The curfew in Honduras has created a humanitarian emergency, said activist Tom Kucharz, who formed part of a non-governmental International Mission of Solidarity, Observation and Accompaniment to Honduras, which visited the border area and took part in the meeting with the U.N. delegates and Nicaraguan officials.

Kucharz, an activist with the Spanish NGO Ecologistas en Acción, said human rights workers confirmed that there are hundreds of people trapped at army and police checkpoints along the highway from Tegucigalpa to the Nicaraguan border, who have not been allowed to cross the border in response to Zelaya’s call or return to their hometowns.

These people are facing hunger, thirst and cold, because they are exposed to the elements on the side of the highway and are not allowed to move forward or go back, said Kucharz.

According to the activist, more than 1,000 people are facing a humanitarian emergency in the camps set up on farms and vacant lots in the border region.

Zelaya, who did not take part in the meeting with the U.N. mission, was staying at a small hotel under Nicaraguan police guard, and in the daytime was visiting the shelters and camps where his supporters are staying, with the aim, he said, to organise “militias that will enter the country to restore democracy in my fatherland.”

A delegation from Nicaragua’s Procuraduría para la Defensa de los Derechos Humanos (ombudsman’s office), which also visited the border area, said in a statement that authorities had “lost count of the number of Hondurans who have crossed into the national territory, but they are estimated at more than 2,500 people along the over 900-km shared border.”

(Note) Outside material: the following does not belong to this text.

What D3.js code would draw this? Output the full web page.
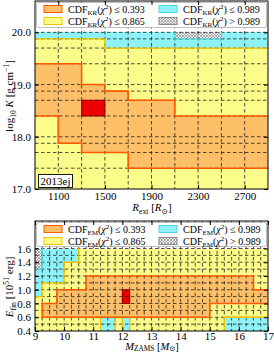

Up to now, the Hondurans have received health care and food from the Nicaraguan Health Ministry, local city governments, NGOs, religious groups, and the general public.

The main shelter is a sports stadium in the centre of Ocotal, where mattresses have been put on the floor. But the ombudsman’s office said the stadium does not provide minimum conditions of security or hygiene.

A more precarious shelter is a vacant lot known as “Las Colinas”, where plastic and cardboard shelters have been set up in a swampy area at risk of flooding as a result of the frequent heavy rains of the last few days. The people at the camp have no latrines or clean water.

“People have started to suffer respiratory ailments and diarrhea,” said the ombudsman’s office.